Google's WebMCP: The Birth of the AI-Friendly Product

WebMCP proposes something structural: allowing sites to expose their capabilities declaratively to AI models. Products that are more legible to machines tend, paradoxically, to become clearer to humans as well.

inteligência artificial webmcp google ai-friendly design system acessibilidade estratégia de produto

For years we talked about user-friendly products, mobile-first, accessibility-first, data-driven. It seemed like we had a fairly stable checklist for digital maturity.

That checklist may be becoming incomplete. WebMCP, an evolving initiative from Google, proposes something structural: allowing sites to expose their capabilities, states, and actions declaratively to AI models. Rather than relying exclusively on the visual interface and heuristic interpretation, agents could interact with systems based on formalized context.

It is still early. It may gain traction, change significantly, or simply never consolidate. That is part of the industry's innovation cycle. But regardless of where WebMCP specifically lands, the discussion it raises is hard to ignore.

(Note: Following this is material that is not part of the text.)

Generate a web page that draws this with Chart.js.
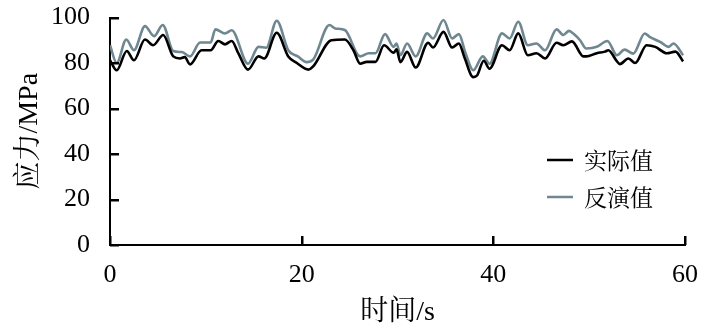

The web went through a similar transformation when accessibility stopped being an optional detail and started demanding consistent semantics, clear structure, and explicit intent in components. Teams that treated it purely as compliance did the minimum required. Teams that understood it as an architectural discipline ended up strengthening their design system, their clarity of state, and their product coherence.

The idea of AI-friendly could follow the same path. Not as an extra layer to please models, but as an incentive to make explicit what the system does, what state it is in, and what actions it actually performs. Products that are more legible to machines tend, paradoxically, to become clearer to humans as well.

For those working in product, the question is beginning to change shape: is your system merely usable by people, or is it structurally operable?

User-friendly remains non-negotiable. But we may be entering a phase where designing only for humans is no longer enough.